DATA EXTRACT:
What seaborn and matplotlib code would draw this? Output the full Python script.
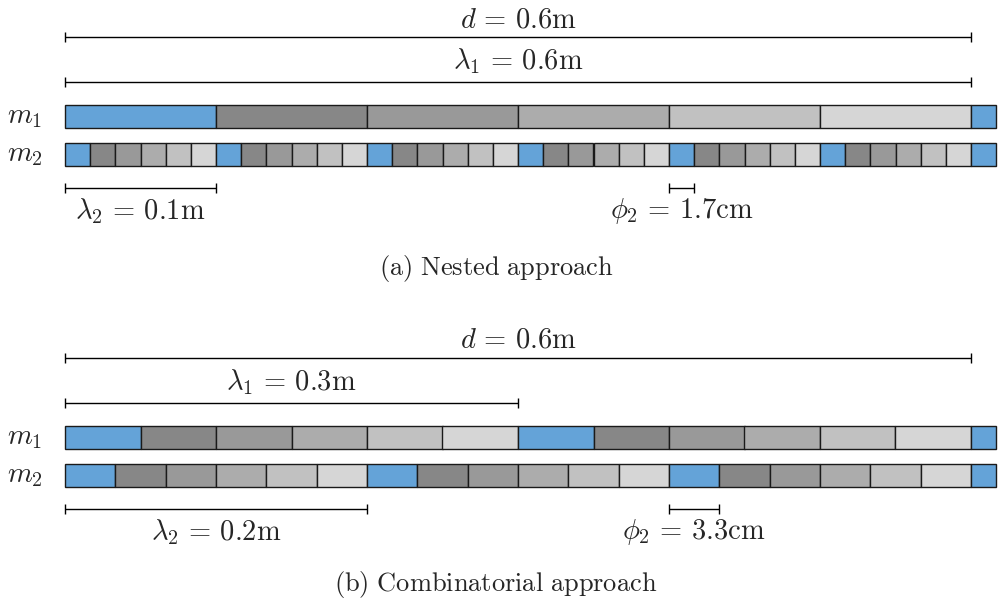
import numpy as np
import seaborn as sns
import matplotlib.pyplot as plt

# Data
d = 0.6                      # total length (m)
tail = 1 / 60                # strips run a little past d
panels = ["(a) Nested approach", "(b) Combinatorial approach"]
lambda1 = [0.6, 0.3]         # wavelength of m1 (m)
lambda2 = [0.1, 0.2]         # wavelength of m2 (m)
phi2_start = [0.4, 0.4]      # where the phase bracket starts (m)
d_text = r"$d\,=\,0.6\mathrm{m}$"
lambda1_text = [r"$\lambda_1\,=\,0.6\mathrm{m}$", r"$\lambda_1\,=\,0.3\mathrm{m}$"]
lambda2_text = [r"$\lambda_2\,=\,0.1\mathrm{m}$", r"$\lambda_2\,=\,0.2\mathrm{m}$"]
phi2_text = [r"$\phi_2\,=\,1.7\mathrm{cm}$", r"$\phi_2\,=\,3.3\mathrm{cm}$"]
cells_per_wave = 6

# Colors: blue then five greys
cell_colors = ["#64a3d8", "#878787", "#999999", "#acacac", "#c1c1c1", "#d6d6d6"]

sns.set_theme(style="white")
plt.rcParams["mathtext.fontset"] = "cm"

fig = plt.figure(figsize=(9.98, 5.99), dpi=100)
ax = fig.add_axes([0, 0, 1, 1])
# x in metres, y in a top-down layout unit (pixels)
ax.set_xlim(-65 / 1510, (998 - 65) / 1510)
ax.set_ylim(599, 0)
ax.axis("off")

fs = 20.5
tick = 5


def bracket(x0, x1, y):
    ax.plot([x0, x1], [y, y], color="black", lw=1.0, solid_capstyle="butt")
    ax.vlines([x0, x1], y - tick, y + tick, color="black", lw=1.0)


def strip(wavelength, y, h=23):
    w = wavelength / cells_per_wave
    n = int(np.ceil((d + tail) / w - 1e-9))
    lefts = np.arange(n) * w
    widths = np.minimum(w, d + tail - lefts)
    colors = [cell_colors[i % cells_per_wave] for i in range(n)]
    ax.barh(y, widths, left=lefts, height=h, color=colors,
            edgecolor="#1a1a1a", linewidth=1.0, align="center")


offsets = [0, 321]
caption_y = [268, 585]
for k, off in enumerate(offsets):
    # d and lambda1 brackets
    bracket(0, d, 37 + off)
    ax.text(d / 2, 19 + off, d_text, ha="center", va="center", fontsize=fs)
    bracket(0, lambda1[k], 82 + off)
    ax.text(lambda1[k] / 2, 61 + off, lambda1_text[k], ha="center", va="center", fontsize=fs)

    # strips
    strip(lambda1[k], 116.5 + off)
    strip(lambda2[k], 154.5 + off)
    ax.text(-0.0385, 116 + off, r"$m_1$", ha="left", va="center", fontsize=fs)
    ax.text(-0.0385, 154 + off, r"$m_2$", ha="left", va="center", fontsize=fs)

    # lambda2 and phi2 brackets
    bracket(0, lambda2[k], 188 + off)
    ax.text(lambda2[k] / 2, 211 + off, lambda2_text[k], ha="center", va="center", fontsize=fs)
    phi = lambda2[k] / cells_per_wave
    bracket(phi2_start[k], phi2_start[k] + phi, 188 + off)
    ax.text(phi2_start[k] + phi / 2, 211 + off, phi2_text[k], ha="center", va="center", fontsize=fs)

    # caption
    ax.text(0.2854, caption_y[k], r"$\mathrm{" + panels[k].replace(" ", r"\ ") + "}$",
            ha="center", va="center", fontsize=19)

plt.savefig("out.png", dpi=100)
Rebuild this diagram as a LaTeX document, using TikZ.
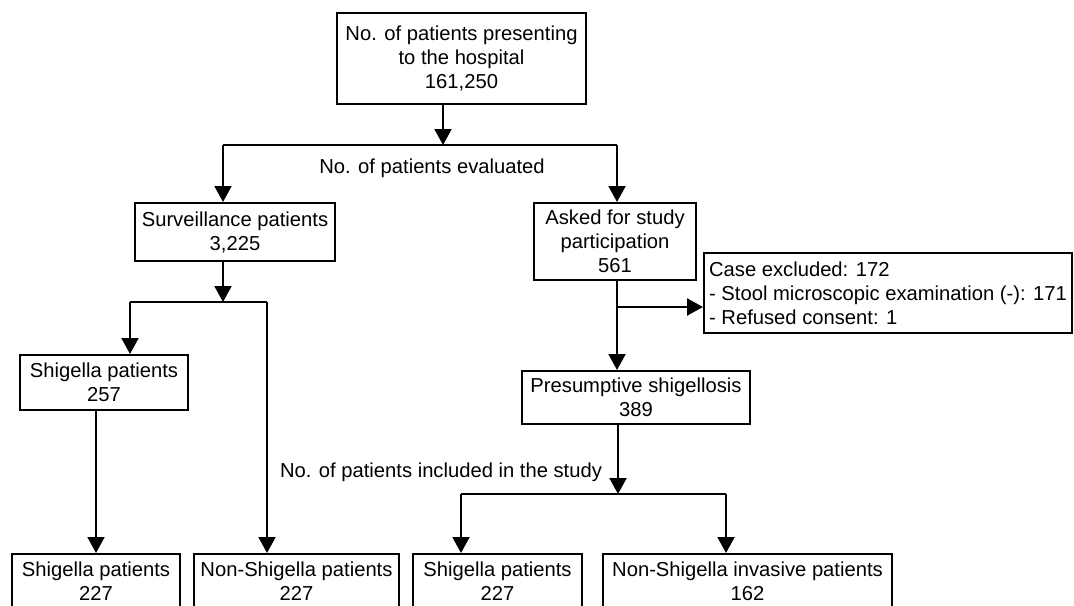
\documentclass[tikz,border=0pt]{standalone}
\usepackage{fontspec}
\setmainfont{Liberation Sans}
\usetikzlibrary{arrows.meta,positioning}

\begin{document}
\begin{tikzpicture}[
        x=0.5pt, y=-0.5pt,
        font=\fontsize{10.1}{12}\selectfont,
        node distance=6pt,
        box/.style={draw, line width=1pt, align=center, inner sep=0pt},
        lbl/.style={inner sep=0pt},
        line/.style={line width=1pt},
        arrow/.style={-{Triangle[length=8pt,width=8.5pt]}, line width=1pt}
    ]
        \useasboundingbox (0,0) rectangle (1074,605);
        \clip (0,0) rectangle (1074,605);

        \node[box, minimum width=124.5pt, minimum height=45.5pt] (hosp) at (461.5,58.5)
            {No. of patients presenting\\to the hospital\\161,250};
        \node[box, minimum width=100pt, minimum height=29pt] (surv) at (235,232)
            {Surveillance patients\\3,225};
        \node[box, minimum width=81pt, minimum height=38.5pt] (asked) at (615,241.5)
            {Asked for study\\participation\\561};
        \node[box, align=left, minimum width=184pt, minimum height=40pt] (excl) at (888,293)
            {Case excluded: 172\\- Stool microscopic examination (-): 171\\- Refused consent: 1};
        \node[box, minimum width=84pt, minimum height=27.5pt] (shig) at (104,382.5)
            {Shigella patients\\257};
        \node[box, minimum width=114pt, minimum height=26.5pt] (pres) at (636,397.5)
            {Presumptive shigellosis\\389};

        % bottom row
        \node[box, minimum width=84pt, minimum height=27.5pt] (shigA) at (96,581.5)
            {Shigella patients\\227};
        \node[box, minimum width=102.5pt, minimum height=27.5pt, right=of shigA] (nonshigA)
            {Non-Shigella patients\\227};
        \node[box, minimum width=84.5pt, minimum height=27.5pt, right=of nonshigA] (shigB)
            {Shigella patients\\227};
        \node[box, minimum width=144.5pt, minimum height=27.5pt, right=9.5pt of shigB] (nonshigB)
            {Non-Shigella invasive patients\\162};

        \node[lbl] (evaltxt) at (432,168) {No. of patients evaluated};
        \node[lbl] (incltxt) at (441,472) {No. of patients included in the study};

        \coordinate (evalM) at (443,145);
        \coordinate (evalL) at (223,145);
        \coordinate (evalR) at (617,145);
        \coordinate (splitM) at (223,302);
        \coordinate (splitL) at (130,302);
        \coordinate (splitR) at (267,302);
        \coordinate (exclM) at (617,307);
        \coordinate (inclM) at (618,494);
        \coordinate (inclL) at (461,494);
        \coordinate (inclR) at (726,494);

        \draw[arrow] (hosp.south -| evalM) -- (evalM);
        \draw[line] (evalL) -- (evalR);
        \draw[arrow] (evalL) -- (surv.north -| evalL);
        \draw[arrow] (evalR) -- (asked.north -| evalR);

        \draw[arrow] (surv.south -| splitM) -- (splitM);
        \draw[line] (splitL) -- (splitR);
        \draw[arrow] (splitL) -- (shig.north -| splitL);
        \draw[arrow] (splitR) -- (nonshigA.north -| splitR);
        \draw[arrow] (shig.south -| shigA.north) -- (shigA.north);

        \draw[arrow] (asked.south -| evalR) -- (pres.north -| evalR);
        \draw[arrow] (exclM) -- (excl.west |- exclM);

        \draw[arrow] (pres.south -| inclM) -- (inclM);
        \draw[line] (inclL) -- (inclR);
        \draw[arrow] (inclL) -- (shigB.north -| inclL);
        \draw[arrow] (inclR) -- (nonshigB.north -| inclR);
    \end{tikzpicture}
\end{document}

TASK GOAL: Repeat all of the records verbatim, leaving out the pictures.

WRITTEN RESPONSE:
What seaborn and matplotlib code would draw this? Output the full Python script.
import numpy as np
import seaborn as sns
import matplotlib.pyplot as plt

# Data
d = 0.6                      # total length (m)
tail = 1 / 60                # strips run a little past d
panels = ["(a) Nested approach", "(b) Combinatorial approach"]
lambda1 = [0.6, 0.3]         # wavelength of m1 (m)
lambda2 = [0.1, 0.2]         # wavelength of m2 (m)
phi2_start = [0.4, 0.4]      # where the phase bracket starts (m)
d_text = r"$d\,=\,0.6\mathrm{m}$"
lambda1_text = [r"$\lambda_1\,=\,0.6\mathrm{m}$", r"$\lambda_1\,=\,0.3\mathrm{m}$"]
lambda2_text = [r"$\lambda_2\,=\,0.1\mathrm{m}$", r"$\lambda_2\,=\,0.2\mathrm{m}$"]
phi2_text = [r"$\phi_2\,=\,1.7\mathrm{cm}$", r"$\phi_2\,=\,3.3\mathrm{cm}$"]
cells_per_wave = 6

# Colors: blue then five greys
cell_colors = ["#64a3d8", "#878787", "#999999", "#acacac", "#c1c1c1", "#d6d6d6"]

sns.set_theme(style="white")
plt.rcParams["mathtext.fontset"] = "cm"

fig = plt.figure(figsize=(9.98, 5.99), dpi=100)
ax = fig.add_axes([0, 0, 1, 1])
# x in metres, y in a top-down layout unit (pixels)
ax.set_xlim(-65 / 1510, (998 - 65) / 1510)
ax.set_ylim(599, 0)
ax.axis("off")

fs = 20.5
tick = 5


def bracket(x0, x1, y):
    ax.plot([x0, x1], [y, y], color="black", lw=1.0, solid_capstyle="butt")
    ax.vlines([x0, x1], y - tick, y + tick, color="black", lw=1.0)


def strip(wavelength, y, h=23):
    w = wavelength / cells_per_wave
    n = int(np.ceil((d + tail) / w - 1e-9))
    lefts = np.arange(n) * w
    widths = np.minimum(w, d + tail - lefts)
    colors = [cell_colors[i % cells_per_wave] for i in range(n)]
    ax.barh(y, widths, left=lefts, height=h, color=colors,
            edgecolor="#1a1a1a", linewidth=1.0, align="center")


offsets = [0, 321]
caption_y = [268, 585]
for k, off in enumerate(offsets):
    # d and lambda1 brackets
    bracket(0, d, 37 + off)
    ax.text(d / 2, 19 + off, d_text, ha="center", va="center", fontsize=fs)
    bracket(0, lambda1[k], 82 + off)
    ax.text(lambda1[k] / 2, 61 + off, lambda1_text[k], ha="center", va="center", fontsize=fs)

    # strips
    strip(lambda1[k], 116.5 + off)
    strip(lambda2[k], 154.5 + off)
    ax.text(-0.0385, 116 + off, r"$m_1$", ha="left", va="center", fontsize=fs)
    ax.text(-0.0385, 154 + off, r"$m_2$", ha="left", va="center", fontsize=fs)

    # lambda2 and phi2 brackets
    bracket(0, lambda2[k], 188 + off)
    ax.text(lambda2[k] / 2, 211 + off, lambda2_text[k], ha="center", va="center", fontsize=fs)
    phi = lambda2[k] / cells_per_wave
    bracket(phi2_start[k], phi2_start[k] + phi, 188 + off)
    ax.text(phi2_start[k] + phi / 2, 211 + off, phi2_text[k], ha="center", va="center", fontsize=fs)

    # caption
    ax.text(0.2854, caption_y[k], r"$\mathrm{" + panels[k].replace(" ", r"\ ") + "}$",
            ha="center", va="center", fontsize=19)

plt.savefig("out.png", dpi=100)
Rebuild this diagram as a LaTeX document, using TikZ.
\documentclass[tikz,border=0pt]{standalone}
\usepackage{fontspec}
\setmainfont{Liberation Sans}
\usetikzlibrary{arrows.meta,positioning}

\begin{document}
\begin{tikzpicture}[
        x=0.5pt, y=-0.5pt,
        font=\fontsize{10.1}{12}\selectfont,
        node distance=6pt,
        box/.style={draw, line width=1pt, align=center, inner sep=0pt},
        lbl/.style={inner sep=0pt},
        line/.style={line width=1pt},
        arrow/.style={-{Triangle[length=8pt,width=8.5pt]}, line width=1pt}
    ]
        \useasboundingbox (0,0) rectangle (1074,605);
        \clip (0,0) rectangle (1074,605);

        \node[box, minimum width=124.5pt, minimum height=45.5pt] (hosp) at (461.5,58.5)
            {No. of patients presenting\\to the hospital\\161,250};
        \node[box, minimum width=100pt, minimum height=29pt] (surv) at (235,232)
            {Surveillance patients\\3,225};
        \node[box, minimum width=81pt, minimum height=38.5pt] (asked) at (615,241.5)
            {Asked for study\\participation\\561};
        \node[box, align=left, minimum width=184pt, minimum height=40pt] (excl) at (888,293)
            {Case excluded: 172\\- Stool microscopic examination (-): 171\\- Refused consent: 1};
        \node[box, minimum width=84pt, minimum height=27.5pt] (shig) at (104,382.5)
            {Shigella patients\\257};
        \node[box, minimum width=114pt, minimum height=26.5pt] (pres) at (636,397.5)
            {Presumptive shigellosis\\389};

        % bottom row
        \node[box, minimum width=84pt, minimum height=27.5pt] (shigA) at (96,581.5)
            {Shigella patients\\227};
        \node[box, minimum width=102.5pt, minimum height=27.5pt, right=of shigA] (nonshigA)
            {Non-Shigella patients\\227};
        \node[box, minimum width=84.5pt, minimum height=27.5pt, right=of nonshigA] (shigB)
            {Shigella patients\\227};
        \node[box, minimum width=144.5pt, minimum height=27.5pt, right=9.5pt of shigB] (nonshigB)
            {Non-Shigella invasive patients\\162};

        \node[lbl] (evaltxt) at (432,168) {No. of patients evaluated};
        \node[lbl] (incltxt) at (441,472) {No. of patients included in the study};

        \coordinate (evalM) at (443,145);
        \coordinate (evalL) at (223,145);
        \coordinate (evalR) at (617,145);
        \coordinate (splitM) at (223,302);
        \coordinate (splitL) at (130,302);
        \coordinate (splitR) at (267,302);
        \coordinate (exclM) at (617,307);
        \coordinate (inclM) at (618,494);
        \coordinate (inclL) at (461,494);
        \coordinate (inclR) at (726,494);

        \draw[arrow] (hosp.south -| evalM) -- (evalM);
        \draw[line] (evalL) -- (evalR);
        \draw[arrow] (evalL) -- (surv.north -| evalL);
        \draw[arrow] (evalR) -- (asked.north -| evalR);

        \draw[arrow] (surv.south -| splitM) -- (splitM);
        \draw[line] (splitL) -- (splitR);
        \draw[arrow] (splitL) -- (shig.north -| splitL);
        \draw[arrow] (splitR) -- (nonshigA.north -| splitR);
        \draw[arrow] (shig.south -| shigA.north) -- (shigA.north);

        \draw[arrow] (asked.south -| evalR) -- (pres.north -| evalR);
        \draw[arrow] (exclM) -- (excl.west |- exclM);

        \draw[arrow] (pres.south -| inclM) -- (inclM);
        \draw[line] (inclL) -- (inclR);
        \draw[arrow] (inclL) -- (shigB.north -| inclL);
        \draw[arrow] (inclR) -- (nonshigB.north -| inclR);
    \end{tikzpicture}
\end{document}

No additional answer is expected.